The Riviera dei Fiori.

Where Spring never ends.

At first it was only scattered with a few citrus trees, orchards and olive groves. Then, about one hundred and fifty years ago, Liguria began to bloom: our climate was - and still is - mild, and railway lines were expanding everywhere, spreading like a living thing from the Mediterranean Sea to continental Europe. You may think it strange, but it was iron that paved the way for flowers.

Parisian exile Alphonse Karr marked the trade routes between the Côte d'Azur and the west of Liguria: he was one of the key drivers behind this transformation. Economic history gives us the figures, the reasons and the flows, but we like to think that our region was destined to bloom.
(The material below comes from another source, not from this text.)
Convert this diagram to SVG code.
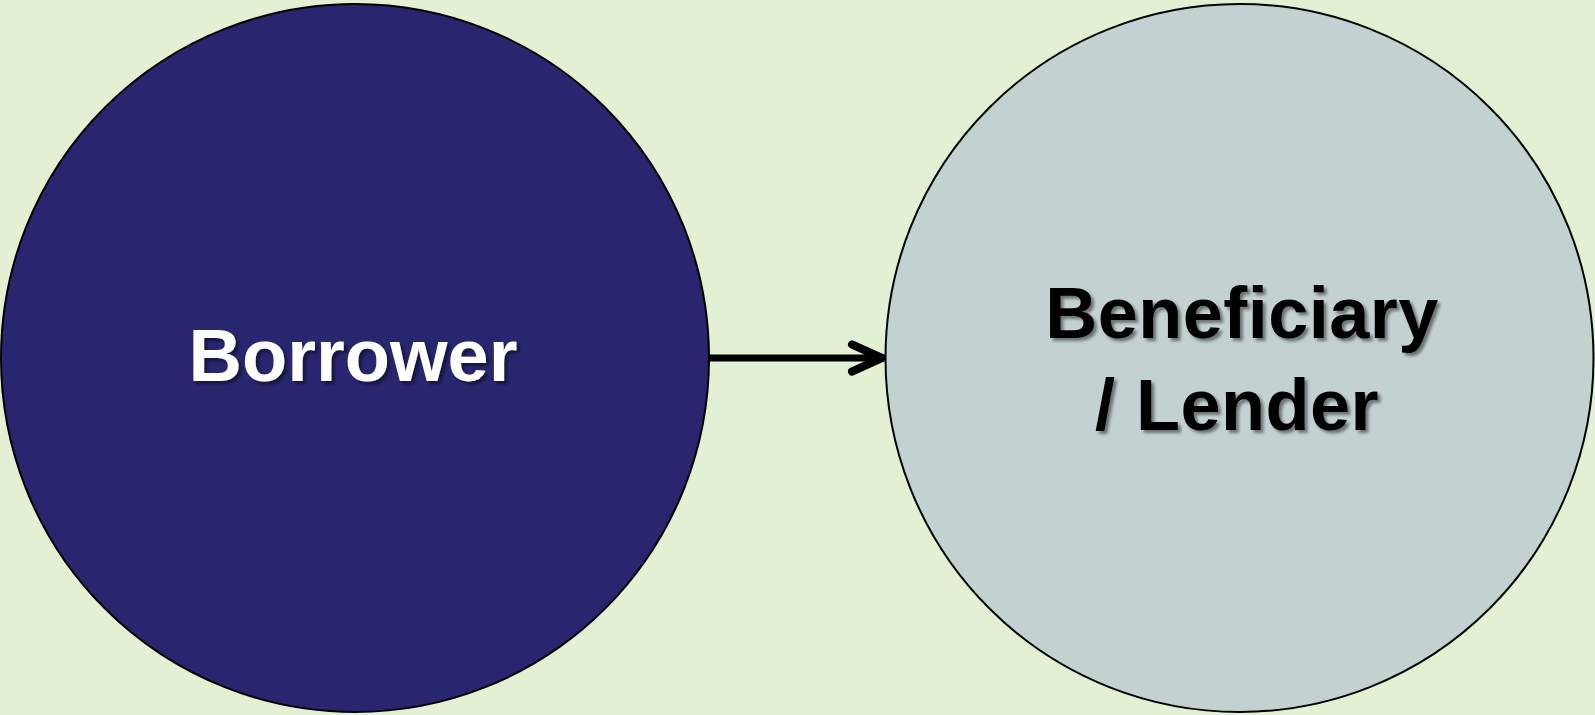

This land is good land.

Good land

Breathe in the violets, the jasmine, the narcissuses, the carnations: this is the language of Liguria, with its secret alphabet of nature.

These flowers, these plants are the result of daily labour, where know-how is passed down through the ages from father to son. Just think, one hundred and fifty years are only six generations; six generations where the businesses, the people, the values haven't really changed much at all. They are still small, family-run businesses, driven by passion, just like they were in the past.

Time, patience and passion are what lifted Italy to its position as the leading European country in terms of cultivated land. Here in Liguria, we cultivate 2,670 hectares of the total 12,700, which is why when you travel along the arch of our region from west to east - Ponente to Levante - you'll realise why it's called the Riviera dei Fiori - the Riviera of Flowers.